Google announced the first mainstream Android based NFC handset, Nexus S. Unlike the first Nexus, it is not an HTC device but basically a derivative product of the Samsung Galaxy S family. Even though it has its shortages, this is a huge step for the NFC era.
According to the official information, Nexus S has NXP’s PN544 NFC Controller which is compliant with SWP. That means the handset is compliant with the latest trend in the NFC world which is handing over the power to MNO and/or banks on the secure element. However, sadly, current software stack does not support access to the secure element -the SIM. This means you that can only read/write NFC tags. NFC feature can be enabled/disabled through Android settings, just like the bluetooth radio.

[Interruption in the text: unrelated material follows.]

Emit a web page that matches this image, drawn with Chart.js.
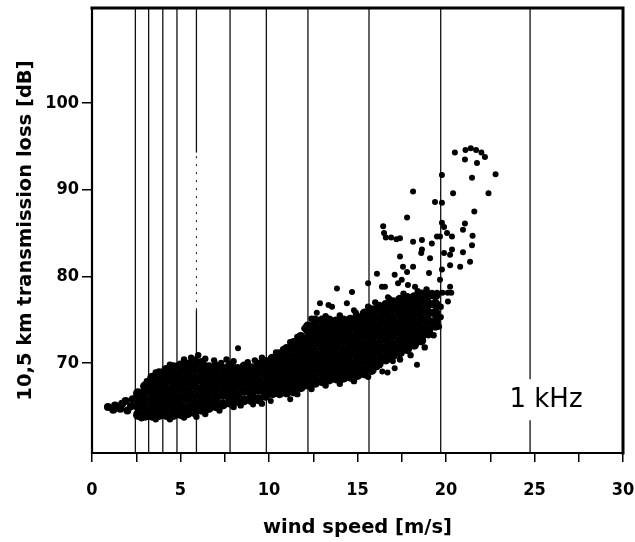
<!DOCTYPE html>
<html><head><meta charset="utf-8">
<script src="https://cdn.jsdelivr.net/npm/chart.js@4.4.1/dist/chart.umd.min.js"></script>
<style>html,body{margin:0;padding:0;background:#fff}</style>
</head><body>
<canvas id="c" width="635" height="542"></canvas>
<script>
// ---- data ----
const speedTicks = [0, 2.5, 5, 7.5, 10, 12.5, 15, 17.5, 20, 22.5, 25, 27.5, 30];
const lossTicks = [70, 80, 90, 100];
const speedRange = [0, 30];
const lossRange = [59.6, 111];
const beaufortSpeeds = [2.45, 3.2, 4.0, 4.8, 5.9, 7.8, 9.85, 12.2, 15.65, 19.7, 24.75];
// the 5.9 m/s line is only faintly printed between these losses
const faintSpan = [5.9, 76.1, 94.3];

// dense cloud: wind speed columns and the losses read in each column
const coreSpeeds = [2.6, 3.0, 3.4, 3.8, 4.2, 4.6, 5.0, 5.4, 5.8, 6.2, 6.6, 7.0, 7.4, 7.8, 8.2, 8.6, 9.0, 9.4, 9.8, 10.2,
  10.6, 11.0, 11.4, 11.8, 12.2, 12.6, 13.0, 13.4, 13.8, 14.2, 14.6, 15.0, 15.4, 15.8, 16.2, 16.6, 17.0, 17.4, 17.8, 18.2,
  18.6, 19.0, 19.4];
const coreLosses = [
  [64.0, 65.0, 66.0, 66.5],
  [63.9, 64.6, 65.6, 66.6, 67.3],
  [63.9, 64.9, 65.9, 66.9, 67.8, 68.3],
  [64.0, 64.5, 65.5, 66.5, 67.5, 68.5, 68.8],
  [64.0, 65.0, 66.0, 67.0, 68.0, 68.9, 69.2],
  [64.0, 64.6, 65.6, 66.6, 67.6, 68.6, 69.5],
  [64.1, 65.1, 66.1, 67.1, 68.1, 69.1, 69.7],
  [64.2, 64.8, 65.8, 66.8, 67.8, 68.8, 69.8],
  [64.3, 65.3, 66.3, 67.3, 68.3, 69.3, 70.2],
  [64.6, 65.0, 66.0, 67.0, 68.0, 69.0, 70.0],
  [64.8, 65.5, 66.5, 67.5, 68.5, 69.5],
  [65.0, 65.9, 66.9, 67.9, 68.9, 69.6],
  [65.2, 66.3, 67.3, 68.3, 69.3],
  [65.4, 65.9, 66.8, 67.8, 68.8, 69.7],
  [65.6, 66.3, 67.3, 68.3, 69.3],
  [65.7, 66.8, 67.8, 68.8, 69.6],
  [65.7, 66.4, 67.4, 68.4, 69.4],
  [65.8, 66.9, 67.9, 68.9, 69.8],
  [66.2, 66.6, 67.6, 68.6, 69.6, 70.1],
  [66.5, 67.1, 68.1, 69.1, 70.1, 70.5],
  [66.5, 66.9, 67.7, 68.7, 69.7, 70.7, 71.0],
  [66.6, 67.2, 68.2, 69.2, 70.2, 71.2, 71.6],
  [66.7, 67.7, 68.7, 69.7, 70.7, 71.7, 72.3],
  [67.2, 67.6, 68.3, 69.3, 70.3, 71.3, 72.3, 73.0],
  [67.5, 67.8, 68.8, 69.8, 70.8, 71.8, 72.8, 73.8, 74.2],
  [67.7, 68.3, 69.3, 70.3, 71.3, 72.3, 73.3, 74.3, 74.9],
  [67.9, 68.9, 69.9, 70.9, 71.9, 72.9, 73.9, 74.9],
  [68.1, 68.4, 69.4, 70.4, 71.4, 72.4, 73.4, 74.4, 74.9],
  [68.2, 68.9, 69.9, 70.9, 71.9, 72.9, 73.9, 74.8],
  [68.3, 68.5, 69.5, 70.5, 71.5, 72.5, 73.5, 74.5, 74.9],
  [68.4, 69.0, 70.0, 71.0, 72.0, 73.0, 74.0, 75.0],
  [68.6, 69.6, 70.6, 71.6, 72.6, 73.6, 74.6, 75.2],
  [68.8, 69.2, 70.2, 71.2, 72.2, 73.2, 74.2, 75.2, 75.7],
  [69.2, 69.7, 70.7, 71.7, 72.7, 73.7, 74.7, 75.7, 76.1],
  [69.9, 70.2, 71.2, 72.2, 73.2, 74.2, 75.2, 76.2, 76.5],
  [70.4, 70.7, 71.7, 72.7, 73.7, 74.7, 75.7, 76.7],
  [70.9, 71.2, 72.2, 73.2, 74.2, 75.2, 76.2, 77.0],
  [71.2, 71.6, 72.6, 73.6, 74.6, 75.6, 76.6, 77.3],
  [71.6, 72.1, 73.1, 74.1, 75.1, 76.1, 77.1, 77.5],
  [72.1, 72.6, 73.6, 74.6, 75.6, 76.6, 77.6],
  [72.6, 73.1, 74.1, 75.1, 76.1, 77.1, 77.9],
  [73.4, 73.8, 74.8, 75.8, 76.8, 77.8],
  [74.3, 74.8, 75.8, 76.8, 77.8]
];

// ragged edge of the cloud (speed, loss)
const fringePoints = [
  [3.1, 67.9], [3.6, 68.9], [4.4, 69.8], [5.2, 70.4], [5.6, 70.6], [6.0, 70.9], [6.4, 70.5], [6.9, 70.3],
  [7.3, 70.0], [7.6, 70.4], [8.0, 70.2], [8.8, 70.1], [9.2, 70.3], [9.6, 70.6], [10.4, 71.2], [10.8, 71.6],
  [2.8, 63.6], [3.6, 63.5], [4.4, 63.5], [5.2, 63.7], [5.9, 63.8], [6.4, 64.1], [7.2, 64.5], [8.0, 64.9],
  [8.4, 65.1], [9.6, 65.3],
  [11.2, 72.4], [11.6, 73.0], [12.0, 74.0], [12.4, 75.1], [13.2, 75.4], [14.0, 75.5], [14.9, 75.8], [15.6, 76.5],
  [16.0, 77.0], [16.8, 77.4], [17.6, 78.0], [18.4, 78.3], [18.9, 78.5],
  [11.6, 66.4], [12.4, 67.0], [13.2, 67.4], [14.0, 67.6], [14.8, 67.9], [15.6, 68.4], [17.4, 70.4], [18.0, 70.9],
  [18.8, 71.8], [19.3, 73.2], [19.6, 74.2], [19.7, 76.5], [19.7, 75.3]
];

// low-wind tail (speed, loss)
const tailPoints = [[0.9, 64.9], [1.2, 64.6], [1.3, 65.1], [1.6, 64.7], [1.7, 65.3], [1.9, 65.6],
  [2.0, 64.5], [2.2, 65.0], [2.3, 65.8]];

// scattered points (speed, loss)
const outlierPoints = [
  [8.25, 71.7], [9.1, 65.2], [10.1, 65.6], [11.2, 65.8],
  [12.7, 75.8], [12.88, 76.9], [13.36, 76.7], [13.56, 76.5], [13.84, 78.6], [14.4, 76.9], [14.69, 78.2], [14.8, 76.1],
  [15.6, 79.2], [16.1, 80.3], [16.38, 78.8], [16.55, 78.8], [16.72, 77.6], [17.1, 80.2], [17.29, 79.2], [17.4, 82.3],
  [17.57, 81.1], [17.5, 79.6], [17.8, 80.5], [17.85, 79.0], [18.25, 78.8], [18.6, 82.7], [19.04, 80.4], [19.2, 83.8],
  [18.14, 84.0], [18.64, 84.2], [18.64, 83.1], [19.1, 82.1], [18.14, 81.1], [17.8, 86.8], [18.14, 89.8], [19.38, 88.6],
  [19.77, 91.7], [19.77, 88.5], [19.77, 86.2], [19.89, 85.7], [19.66, 84.6], [20.06, 85.0], [20.34, 84.6], [19.49, 84.6],
  [19.89, 82.7], [19.77, 80.8], [19.66, 79.6], [20.23, 78.8], [20.11, 77.1],
  [19.2, 78.1], [19.5, 78.1], [19.8, 78.1], [20.1, 78.1], [20.3, 78.1],
  [16.45, 85.8], [16.5, 85.0], [16.6, 84.5], [16.9, 84.5], [17.2, 84.3], [17.4, 84.4],
  [20.4, 89.6], [20.5, 94.3], [21.07, 93.5], [21.1, 94.6], [21.4, 94.8], [21.7, 94.6], [22.0, 94.3], [22.2, 93.8],
  [21.75, 93.1], [21.47, 91.4], [22.8, 91.8], [22.4, 89.6], [21.6, 87.5], [21.07, 86.1], [20.96, 85.4], [21.5, 84.7],
  [21.47, 83.6], [20.96, 82.8], [20.34, 83.1], [20.23, 82.5], [21.36, 81.7], [20.8, 81.1], [20.23, 81.3],
  [16.1, 69.5], [16.4, 69.0], [16.7, 68.9], [17.1, 69.4], [17.0, 70.2], [18.36, 69.8]
];

const labelText = '1 kHz';
const labelAt = [25.65, 65.7];

// ---- build datasets ----
const corePts = [];
coreSpeeds.forEach((s, i) => coreLosses[i].forEach(l => corePts.push({x: s, y: l})));
const pairs = a => a.map(p => ({x: p[0], y: p[1]}));

const lineSets = beaufortSpeeds.map(s => {
  const ys = s === faintSpan[0] ? [lossRange[0], faintSpan[1], faintSpan[2], lossRange[1]] : [lossRange[0], lossRange[1]];
  return {
    data: ys.map(y => ({x: s, y})),
    showLine: true, borderColor: '#111', borderWidth: 1.3, pointRadius: 0, order: 3,
    segment: {
      borderDash: c => (ys.length === 4 && c.p0DataIndex === 1 ? [2, 6] : undefined),
      borderWidth: c => (ys.length === 4 && c.p0DataIndex === 1 ? 1 : undefined)
    }
  };
});
const dotStyle = (r) => ({backgroundColor: '#000', borderWidth: 0, pointRadius: r, pointHoverRadius: r});

const fontTick = {family: '"DejaVu Sans Condensed", "DejaVu Sans", sans-serif', weight: 'bold', size: 18};
const fontTitle = {family: '"DejaVu Sans", sans-serif', weight: 'bold', size: 19.5};

const framePlugin = {
  id: 'frame',
  afterDatasetsDraw(chart) {
    const {ctx, chartArea: a, scales} = chart;
    ctx.save();
    ctx.font = '26px "DejaVu Sans", sans-serif';
    const w = ctx.measureText(labelText).width;
    const lx = scales.x.getPixelForValue(labelAt[0]);
    const ly = scales.y.getPixelForValue(labelAt[1]);
    ctx.fillStyle = '#fff';
    ctx.fillRect(lx - w / 2 - 3, ly - 21, w + 6, 41);
    ctx.fillStyle = '#000';
    ctx.textAlign = 'center';
    ctx.textBaseline = 'middle';
    ctx.fillText(labelText, lx, ly);
    ctx.strokeStyle = '#000';
    ctx.lineCap = 'square';
    ctx.lineWidth = 2.2;
    ctx.beginPath(); ctx.moveTo(a.left, a.top); ctx.lineTo(a.left, a.bottom); ctx.lineTo(a.right, a.bottom); ctx.stroke();
    ctx.lineWidth = 3;
    ctx.beginPath(); ctx.moveTo(a.left, a.top); ctx.lineTo(a.right, a.top); ctx.lineTo(a.right, a.bottom); ctx.stroke();
    ctx.restore();
  }
};

new Chart(document.getElementById('c'), {
  type: 'scatter',
  data: {
    datasets: [
      ...lineSets,
      Object.assign({data: corePts, order: 1}, dotStyle(5)),
      Object.assign({data: pairs(fringePoints), order: 1}, dotStyle(3.2)),
      Object.assign({data: pairs(tailPoints), order: 1}, dotStyle(4)),
      Object.assign({data: pairs(outlierPoints), order: 1}, dotStyle(3))
    ]
  },
  options: {
    responsive: false,
    animation: false,
    events: [],
    layout: {padding: {top: 8, right: 12, bottom: 0, left: 0}},
    plugins: {legend: {display: false}, tooltip: {enabled: false}},
    scales: {
      x: {
        type: 'linear', min: speedRange[0], max: speedRange[1],
        afterBuildTicks: sc => { sc.ticks = speedTicks.map(v => ({value: v})); },
        afterFit: sc => { sc.height = 89; sc.paddingLeft = 0; sc.paddingRight = 0; },
        ticks: {autoSkip: false, maxRotation: 0, padding: 18, color: '#000', font: fontTick,
          callback: v => (v % 5 === 0 ? String(v) : '')},
        grid: {drawOnChartArea: false, drawTicks: true, tickLength: 9, color: '#000', lineWidth: 1.5},
        border: {display: false},
        title: {display: true, text: 'wind speed [m/s]', color: '#000', font: fontTitle, padding: {top: 0, bottom: 2}}
      },
      y: {
        type: 'linear', min: lossRange[0], max: lossRange[1],
        afterBuildTicks: sc => { sc.ticks = lossTicks.map(v => ({value: v})); },
        afterFit: sc => { sc.width = 92; sc.paddingTop = 0; sc.paddingBottom = 0; },
        ticks: {autoSkip: false, padding: 3, color: '#000', font: fontTick},
        grid: {drawOnChartArea: false, drawTicks: true, tickLength: 10, color: '#000', lineWidth: 1.5},
        border: {display: false},
        title: {display: true, text: '10,5 km transmission loss [dB]', color: '#000', font: fontTitle, padding: {top: 14, bottom: 0}}
      }
    }
  },
  plugins: [framePlugin]
});
</script>
</body></html>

It will not be usable for the big ongoing pilot projects that mainly utilizes the NFC chips as a payment/ticketing media. (Unless new features will be available later on) It can only be used for reading NFC tags which will basically forward the browser to a certain URL or for reading data from a poster, etc. Or for checking in to places or venues via the handset. There is also a big opportunity to use the handset as a coupon media which is a popular business in the US -but not in Europe.
These features make me think that this is an initial device for testing the technology for non-financial projects. The popularity of the applications/projects will lead to more devices with more functionality. It is a big step for the NFC world because now an open mobile platform officially has the support for the NFC functionality and the first handset is already commercially available.